Ils ont eu peur. Ils ont souvent hurlé de terreur et de rage mêlées. Ils ont couru vers les mitrailleuses. Ils ont été balayés par les mines, les bombes, les fusils, les éclats. Ils se sont étouffés dans la fumée, les gaz, la terre de la tranchée qui s’est effondrée. Ils sont morts, anonymes, corps disparus à tout jamais, ou alors retrouvés des décennies plus tard. Même la mort ne leur accordera pas de répit, tant des gens osent profaner la sépulture qu’est devenue la terre de France. Honte à vous, honte à ceux qui ramassent la médaille, le matricule, et qui en font un objet de collection. En agissant ainsi, vous profanez une tombe, un lieu où reposent des âmes, des jeunes gens tombés pour des idéaux qui n’étaient pas les leurs.

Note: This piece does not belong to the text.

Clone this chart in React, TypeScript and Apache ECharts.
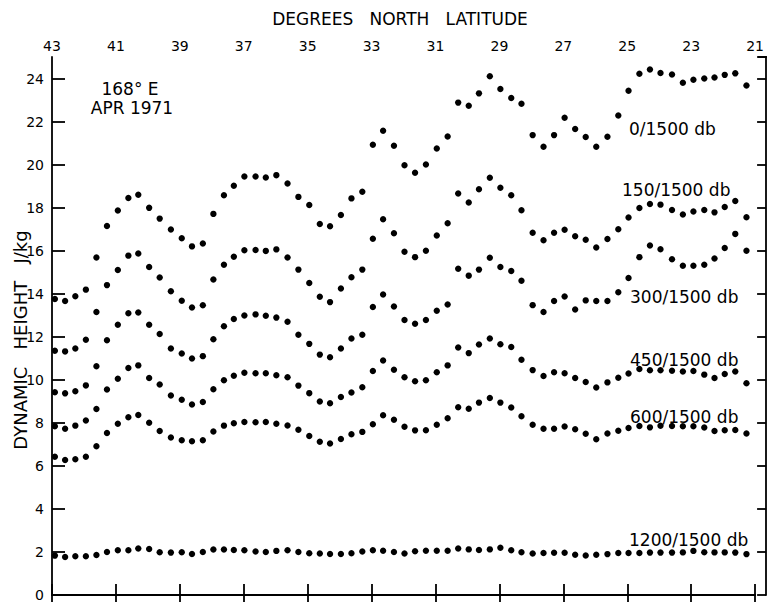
import React, { useEffect, useRef } from "react";
import * as echarts from "echarts";

// Station latitudes (degrees N)
const LAT = [
  42.91, 42.59, 42.27, 41.94, 41.61, 41.28, 40.94, 40.61, 40.3, 39.96,
  39.63, 39.28, 38.94, 38.62, 38.28, 37.95, 37.62, 37.31, 36.98, 36.63,
  36.31, 35.98, 35.63, 35.29, 34.95, 34.62, 34.3, 33.96, 33.63, 33.29,
  32.96, 32.64, 32.3, 31.97, 31.64, 31.3, 30.96, 30.62, 30.29, 29.96,
  29.64, 29.3, 28.97, 28.63, 28.31, 27.96, 27.62, 27.29, 26.96, 26.63,
  26.3, 25.97, 25.62, 25.28, 24.96, 24.62, 24.29, 23.96, 23.6, 23.26,
  22.93, 22.59, 22.27, 21.95, 21.62, 21.27, 20.95,
];

// Dynamic height (J/kg) relative to 1500 db
const H0 = [
  13.75, 13.66, 13.88, 14.19, 15.68, 17.15, 17.87, 18.45, 18.6, 17.99,
  17.49, 16.98, 16.58, 16.2, 16.33, 17.71, 18.58, 19.02, 19.45, 19.45,
  19.4, 19.51, 19.12, 18.5, 18.12, 17.24, 17.14, 17.66, 18.43, 18.74,
  20.92, 21.57, 20.88, 19.97, 19.62, 20.0, 20.75, 21.31, 22.88, 22.73,
  23.31, 24.11, 23.51, 23.09, 22.83, 21.37, 20.83, 21.37, 22.18, 21.65,
  21.28, 20.83, 21.29, 22.28, 23.43, 24.22, 24.42, 24.26, 24.19, 23.8,
  23.94, 24.0, 24.05, 24.17, 24.24, 23.68, 23.34,
];
const H150 = [
  11.35, 11.32, 11.45, 11.86, 13.15, 14.4, 15.1, 15.77, 15.87, 15.24,
  14.75, 14.11, 13.67, 13.36, 13.46, 14.66, 15.35, 15.72, 16.02, 16.03,
  15.99, 16.06, 15.68, 15.12, 14.5, 13.86, 13.61, 14.24, 14.77, 15.12,
  16.55, 17.46, 16.81, 15.95, 15.7, 16.0, 16.71, 17.27, 18.66, 18.24,
  18.85, 19.39, 18.92, 18.58, 17.88, 16.83, 16.48, 16.83, 16.97, 16.67,
  16.51, 16.15, 16.54, 17.0, 17.54, 17.98, 18.17, 18.14, 17.89, 17.68,
  17.82, 17.89, 17.78, 18.03, 18.31, 17.55, 17.2,
];
const H300 = [
  9.42, 9.37, 9.47, 9.74, 10.63, 11.84, 12.56, 13.09, 13.13, 12.56,
  12.13, 11.45, 11.22, 10.99, 11.1, 11.88, 12.49, 12.83, 12.99, 13.04,
  12.98, 12.89, 12.7, 12.09, 11.67, 11.17, 11.05, 11.45, 11.92, 12.09,
  13.38, 13.96, 13.41, 12.78, 12.6, 12.78, 13.21, 13.5, 15.16, 14.84,
  15.12, 15.67, 15.24, 15.06, 14.6, 13.47, 13.15, 13.66, 13.87, 13.27,
  13.69, 13.66, 13.66, 14.07, 14.73, 15.7, 16.24, 16.07, 15.6, 15.3,
  15.3, 15.35, 15.64, 16.12, 16.78, 16.0, 15.35,
];
const H450 = [
  7.84, 7.73, 7.87, 8.11, 8.64, 9.55, 10.05, 10.55, 10.67, 10.08,
  9.78, 9.27, 9.07, 8.85, 8.97, 9.56, 9.98, 10.19, 10.33, 10.3,
  10.3, 10.21, 10.12, 9.73, 9.38, 8.99, 8.91, 9.2, 9.41, 9.65,
  10.41, 10.9, 10.47, 10.12, 9.93, 9.98, 10.35, 10.67, 11.5, 11.24,
  11.64, 11.92, 11.65, 11.52, 10.93, 10.45, 10.18, 10.35, 10.3, 10.08,
  9.9, 9.64, 9.88, 10.1, 10.29, 10.5, 10.44, 10.44, 10.42, 10.39,
  10.41, 10.24, 10.08, 10.27, 10.39, 9.84, 9.71,
];
const H600 = [
  6.42, 6.27, 6.31, 6.42, 6.91, 7.53, 7.96, 8.26, 8.36, 8.0,
  7.62, 7.32, 7.19, 7.14, 7.19, 7.6, 7.87, 7.98, 8.04, 8.03,
  8.04, 7.96, 7.88, 7.68, 7.39, 7.12, 7.04, 7.25, 7.47, 7.58,
  7.93, 8.35, 8.14, 7.82, 7.65, 7.66, 7.91, 8.21, 8.72, 8.65,
  8.94, 9.15, 8.94, 8.71, 8.31, 7.91, 7.73, 7.73, 7.83, 7.7,
  7.49, 7.24, 7.5, 7.63, 7.76, 7.85, 7.79, 7.86, 7.85, 7.84,
  7.84, 7.78, 7.62, 7.66, 7.67, 7.5, 7.42,
];
const H1200 = [
  1.83, 1.77, 1.8, 1.8, 1.86, 2.0, 2.08, 2.08, 2.16, 2.14,
  1.99, 1.97, 1.99, 1.91, 2.0, 2.11, 2.11, 2.09, 2.08, 2.02,
  2.0, 2.05, 2.08, 2.0, 1.94, 1.93, 1.91, 1.91, 1.94, 2.02,
  2.08, 2.06, 2.0, 1.93, 2.03, 2.06, 2.06, 2.06, 2.16, 2.12,
  2.09, 2.12, 2.2, 2.08, 1.99, 1.93, 1.95, 1.96, 1.96, 1.87,
  1.84, 1.87, 1.9, 1.95, 1.95, 1.95, 1.97, 1.97, 1.97, 1.98,
  2.05, 1.99, 1.98, 1.98, 1.97, 1.9, 1.87,
];

const SERIES_NAMES = ["0/1500 db", "150/1500 db", "300/1500 db", "450/1500 db", "600/1500 db", "1200/1500 db"];
const SERIES_VALUES = [H0, H150, H300, H450, H600, H1200];

const FONT = "DejaVu Sans";
const INK = "#000";

export default function App() {
  const ref = useRef<HTMLDivElement>(null);

  useEffect(() => {
    if (!ref.current) return;
    const chart = echarts.init(ref.current, null, { renderer: "svg" });

    const labelText = (text: string, x: number, y: number, size = 17) => ({
      type: "text",
      x,
      y,
      style: {
        text,
        fill: INK,
        font: `${size}px "${FONT}"`,
        textAlign: "left",
        textVerticalAlign: "middle",
      },
    });

    chart.setOption({
      animation: false,
      backgroundColor: "#fff",
      grid: { left: 52, right: 9, top: 57, bottom: 3, containLabel: false },
      xAxis: [
        {
          type: "value",
          position: "top",
          min: 21,
          max: 43,
          interval: 2,
          inverse: true,
          splitLine: { show: false },
          axisLine: { lineStyle: { color: INK, width: 1.8 } },
          axisTick: { inside: true, length: 8, lineStyle: { color: INK, width: 1.8 } },
          axisLabel: { color: INK, fontFamily: FONT, fontSize: 14, margin: 4 },
        },
        {
          type: "value",
          position: "bottom",
          min: 21,
          max: 43,
          interval: 2,
          inverse: true,
          splitLine: { show: false },
          axisLine: { lineStyle: { color: INK, width: 1.8 } },
          axisTick: { inside: true, length: 11, lineStyle: { color: INK, width: 1.8 } },
          axisLabel: { show: false },
        },
      ],
      yAxis: [
        {
          type: "value",
          min: 0,
          max: 25,
          interval: 2,
          splitLine: { show: false },
          axisLine: { show: true, lineStyle: { color: INK, width: 1.8 } },
          axisTick: { show: true, inside: true, length: 13, lineStyle: { color: INK, width: 1.8 } },
          axisLabel: { color: INK, fontFamily: FONT, fontSize: 14, margin: 8, showMaxLabel: false },
        },
        {
          type: "value",
          position: "right",
          offset: 11,
          min: 0,
          max: 25,
          interval: 2,
          splitLine: { show: false },
          axisLine: { show: true, lineStyle: { color: INK, width: 1.8 } },
          axisTick: { show: true, inside: true, length: 9, lineStyle: { color: INK, width: 1.8 } },
          axisLabel: { show: false },
        },
      ],
      series: SERIES_NAMES.map((name, s) => ({
        name,
        type: "scatter",
        xAxisIndex: 0,
        yAxisIndex: 0,
        symbol: "circle",
        symbolSize: 6.4,
        itemStyle: { color: INK, opacity: 1 },
        silent: true,
        data: LAT.map((lat, i) => [lat, SERIES_VALUES[s][i]]),
      })),
      graphic: [
        {
          type: "line",
          shape: { x1: 758, y1: 57, x2: 767, y2: 57 },
          style: { stroke: INK, lineWidth: 1.8 },
        },
        {
          type: "text",
          x: 400,
          y: 19,
          style: {
            text: "DEGREES\u00a0\u00a0\u00a0NORTH\u00a0\u00a0\u00a0LATITUDE",
            fill: INK,
            font: `17px "${FONT}"`,
            textAlign: "center",
            textVerticalAlign: "middle",
          },
        },
        {
          type: "text",
          x: 20,
          y: 340,
          rotation: Math.PI / 2,
          style: {
            text: "DYNAMIC\u00a0\u00a0\u00a0HEIGHT\u00a0\u00a0\u00a0J/kg",
            fill: INK,
            font: `18px "${FONT}"`,
            textAlign: "center",
            textVerticalAlign: "middle",
          },
        },
        {
          type: "text",
          x: 130,
          y: 89,
          style: { text: "168° E", fill: INK, font: `17px "${FONT}"`, textAlign: "center", textVerticalAlign: "middle" },
        },
        {
          type: "text",
          x: 132,
          y: 108,
          style: { text: "APR 1971", fill: INK, font: `17px "${FONT}"`, textAlign: "center", textVerticalAlign: "middle" },
        },
        labelText(SERIES_NAMES[0], 629, 129),
        labelText(SERIES_NAMES[1], 622, 190),
        labelText(SERIES_NAMES[2], 630, 297),
        labelText(SERIES_NAMES[3], 630, 360),
        labelText(SERIES_NAMES[4], 630, 417),
        labelText(SERIES_NAMES[5], 629, 540),
      ],
    });

    return () => chart.dispose();
  }, []);

  return (
    <div
      ref={ref}
      style={{ position: "absolute", left: 0, top: 0, width: 767, height: 602, background: "#fff" }}
    />
  );
}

Préservons à tout prix le souvenir de ces catastrophes. Enseignons à nos enfants que la haine de l’autre, c’est se préparer au grand carnage. Apprenons leur à discerner le bien du mal, et que le mal, c’est avant tout d’envoyer nos enfants se battre contre d’autres enfants. Apprendre à utiliser un fusil, cela peut toujours servir. Devoir s’en servir contre un humain, c’est être mis face à une responsabilité monstrueuse, celle de devoir, ou pas, ôter la vie. Faisons en sorte que ce choix ne puisse plus avoir à être répété. Battons nous pacifiquement, intellectuellement, intelligemment, pour que plus personne ne parle « du salaud d’en face ». Pour qu’on n’ait plus jamais à voir des images de charniers, pour que jamais plus la terre d’Europe devienne un immense bourbier, une tombe sans nom, sans souvenir, sans espoir. Chaque nation a payé un tribu inacceptable à 14-18. Nous avons fait payer à l’Allemagne cette guerre, au point de la jeter dans les bras du nazisme. Voulons-nous un nouveau conflit mondial ? Voulons nous encore opposer des jeunes pour des notions politiques ? La guerre, c’est l’ultime solution, la pire des solutions.

N’oublions jamais 14-18, pour que plus jamais un de nos fils n’ait un jour à parler, comme monsieur Ponticelli, de l’horreur d’avoir peur de mourir.